Dark Energy Survey (DES)¶

Note

This is an unofficial guide to using DES data with dsigma. It has not been reviewed by the DES collaboration. For questions about the data products themselves, refer to the official DES documentation.

This page explains how to measure galaxy-galaxy lensing using the DES Y3 shape catalog.

Downloading the Data¶

DES Y3 catalog data is publicly available here. Download the required files with:

BASE_URL=https://desdr-server.ncsa.illinois.edu/despublic/y3a2_files
wget $BASE_URL/y3kp_cats/{DESY3_sompz_v0.50.h5,DESY3_metacal_v03-004.h5,DESY3_indexcat.h5}
wget $BASE_URL/datavectors/2pt_NG_final_2ptunblind_02_26_21_wnz_maglim_covupdate.fits

Then run dsigma-process-des-y3 (see process_des_y3()) to process the raw files into a single des_y3.hdf5 file used in the steps below.

Precomputing the Signal¶

We apply a lens-source separation cut of \(z_l < z_{t, \rm low} - 0.1\), where \(z_{t, \rm low}\) is the lower edge of the tomographic bin each source belongs to (Myles et al., 2021).

import numpy as np
from astropy.cosmology import Planck15
from astropy.table import Table

from dsigma.precompute import precompute

table_s = Table.read('des_y3.hdf5', path='catalog')
table_s['z_l_max'] = np.array(
    [0.0, 0.358, 0.631, 0.872])[table_s['z_bin']] - 0.1
table_n = Table.read('des_y3.hdf5', path='calibration')

rp_bins = np.logspace(-1, 1.6, 14)
kwargs = dict(cosmology=Planck15, comoving=True, table_n=table_n,
              progress_bar=True)
precompute(table_l, table_s, rp_bins, **kwargs)
precompute(table_r, table_s, rp_bins, **kwargs)

Stacking the Signal¶

We stack the signal in four BOSS redshift bins. Lenses and randoms with no nearby source galaxies are removed first. Jackknife resampling with 100 fields is used to estimate uncertainties.

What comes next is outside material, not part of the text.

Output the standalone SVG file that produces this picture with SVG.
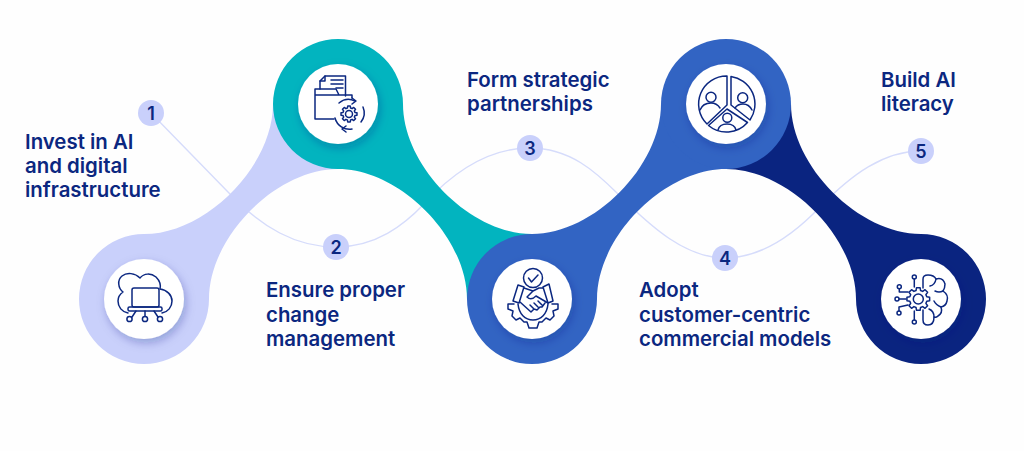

We apply the METACALIBRATION matrix shear response correction, a scalar shear response correction which accounts for blending, and subtract the signal around randoms. Random subtraction removes additive systematics, reduces noise, and is strongly recommended. We do not apply a boost correction, as our estimator may be biased for DES.

import numpy as np

from dsigma.jackknife import compute_jackknife_fields, jackknife_resampling
from dsigma.stacking import excess_surface_density

# Drop all lenses and randoms that did not have any nearby source.
table_l = table_l[np.sum(table_l['sum 1'], axis=1) > 0]
table_r = table_r[np.sum(table_r['sum 1'], axis=1) > 0]

centers = compute_jackknife_fields(
    table_l, 100, weights=np.sum(table_l['sum 1'], axis=1))
compute_jackknife_fields(table_r, centers)

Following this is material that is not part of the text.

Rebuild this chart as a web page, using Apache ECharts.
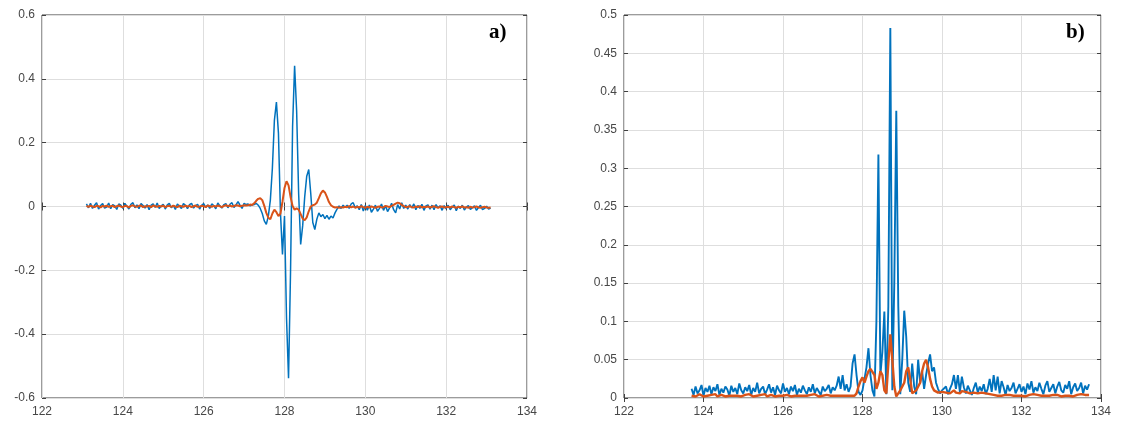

kwargs = dict(scalar_shear_response_correction=True,
              matrix_shear_response_correction=True,
              random_subtraction=True)
z_bins = np.array([0.15, 0.31, 0.43, 0.54, 0.70])

for lens_bin, (z_min, z_max) in enumerate(zip(z_bins[:-1], z_bins[1:])):
    table_l_bin = table_l[(z_min <= table_l['z']) & (table_l['z'] < z_max)]
    table_r_bin = table_r[(z_min <= table_r['z']) & (table_r['z'] < z_max)]

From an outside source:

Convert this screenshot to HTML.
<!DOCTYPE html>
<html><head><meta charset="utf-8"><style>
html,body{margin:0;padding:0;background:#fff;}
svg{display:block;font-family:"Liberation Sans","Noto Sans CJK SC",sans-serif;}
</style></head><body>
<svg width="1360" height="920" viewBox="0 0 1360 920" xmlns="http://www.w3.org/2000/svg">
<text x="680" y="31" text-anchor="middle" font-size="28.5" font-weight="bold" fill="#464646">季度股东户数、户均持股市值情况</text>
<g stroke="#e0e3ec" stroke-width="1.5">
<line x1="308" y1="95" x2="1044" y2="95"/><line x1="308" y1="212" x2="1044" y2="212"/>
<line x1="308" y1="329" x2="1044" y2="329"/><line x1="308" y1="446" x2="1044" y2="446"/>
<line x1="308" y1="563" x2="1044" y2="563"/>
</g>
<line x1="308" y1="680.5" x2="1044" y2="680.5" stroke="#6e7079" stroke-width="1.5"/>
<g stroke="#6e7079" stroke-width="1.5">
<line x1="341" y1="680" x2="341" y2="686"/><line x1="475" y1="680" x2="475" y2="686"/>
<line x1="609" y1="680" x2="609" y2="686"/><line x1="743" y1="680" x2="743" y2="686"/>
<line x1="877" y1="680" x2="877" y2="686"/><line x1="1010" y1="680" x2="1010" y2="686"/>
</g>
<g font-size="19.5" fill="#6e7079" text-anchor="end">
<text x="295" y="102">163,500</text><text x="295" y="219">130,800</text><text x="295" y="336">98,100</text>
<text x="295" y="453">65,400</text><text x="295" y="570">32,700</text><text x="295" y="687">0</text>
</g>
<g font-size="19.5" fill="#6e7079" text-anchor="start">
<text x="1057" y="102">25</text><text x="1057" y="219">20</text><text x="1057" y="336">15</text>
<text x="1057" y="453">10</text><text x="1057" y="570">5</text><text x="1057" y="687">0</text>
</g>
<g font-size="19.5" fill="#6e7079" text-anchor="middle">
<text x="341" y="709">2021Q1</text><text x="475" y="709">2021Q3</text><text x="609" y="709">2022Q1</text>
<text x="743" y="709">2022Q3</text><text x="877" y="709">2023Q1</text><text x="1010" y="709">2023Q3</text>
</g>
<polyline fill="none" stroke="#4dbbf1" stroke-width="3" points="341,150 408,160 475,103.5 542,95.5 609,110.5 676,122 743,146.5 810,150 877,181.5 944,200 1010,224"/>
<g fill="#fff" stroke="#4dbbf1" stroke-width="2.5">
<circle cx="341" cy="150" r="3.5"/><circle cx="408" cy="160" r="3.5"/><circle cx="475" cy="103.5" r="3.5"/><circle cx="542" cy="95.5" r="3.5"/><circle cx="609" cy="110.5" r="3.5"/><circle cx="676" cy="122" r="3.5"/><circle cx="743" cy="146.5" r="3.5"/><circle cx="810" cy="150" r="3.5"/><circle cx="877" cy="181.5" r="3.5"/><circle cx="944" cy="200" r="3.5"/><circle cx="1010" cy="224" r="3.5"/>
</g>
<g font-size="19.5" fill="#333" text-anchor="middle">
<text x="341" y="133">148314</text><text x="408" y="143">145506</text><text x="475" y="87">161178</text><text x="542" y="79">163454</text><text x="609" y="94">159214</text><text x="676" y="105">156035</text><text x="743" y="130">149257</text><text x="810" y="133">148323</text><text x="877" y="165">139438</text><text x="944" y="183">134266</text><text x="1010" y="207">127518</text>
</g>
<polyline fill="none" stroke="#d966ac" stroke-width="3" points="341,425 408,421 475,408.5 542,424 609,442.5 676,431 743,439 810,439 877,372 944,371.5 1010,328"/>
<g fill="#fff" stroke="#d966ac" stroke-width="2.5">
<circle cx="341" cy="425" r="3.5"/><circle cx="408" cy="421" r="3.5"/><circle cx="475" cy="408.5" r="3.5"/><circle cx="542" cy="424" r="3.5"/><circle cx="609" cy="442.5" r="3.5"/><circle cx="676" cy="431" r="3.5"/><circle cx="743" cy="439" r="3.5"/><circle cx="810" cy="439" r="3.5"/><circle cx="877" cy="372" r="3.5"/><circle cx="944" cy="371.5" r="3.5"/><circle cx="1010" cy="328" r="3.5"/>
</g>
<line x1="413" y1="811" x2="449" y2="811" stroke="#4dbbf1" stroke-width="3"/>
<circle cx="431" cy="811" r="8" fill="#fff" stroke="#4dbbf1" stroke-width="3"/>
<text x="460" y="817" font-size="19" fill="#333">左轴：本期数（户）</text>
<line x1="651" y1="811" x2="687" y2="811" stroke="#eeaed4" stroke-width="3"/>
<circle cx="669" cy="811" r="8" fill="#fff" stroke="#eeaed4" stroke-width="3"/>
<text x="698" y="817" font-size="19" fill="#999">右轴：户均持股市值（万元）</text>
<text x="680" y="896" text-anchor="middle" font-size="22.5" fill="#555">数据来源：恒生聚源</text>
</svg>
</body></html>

    result = excess_surface_density(
        table_l_bin, table_r=table_r_bin, return_table=True, **kwargs)
    result['ds_err'] = np.sqrt(np.diag(jackknife_resampling(
        excess_surface_density, table_l_bin, table_r=table_r_bin, **kwargs)))

    result.write(f'des_{lens_bin}.csv', overwrite=True)

Acknowledgments¶

If you use DES Y3 data in your research, please follow the acknowledgment guidelines on the DES Y3 data release page.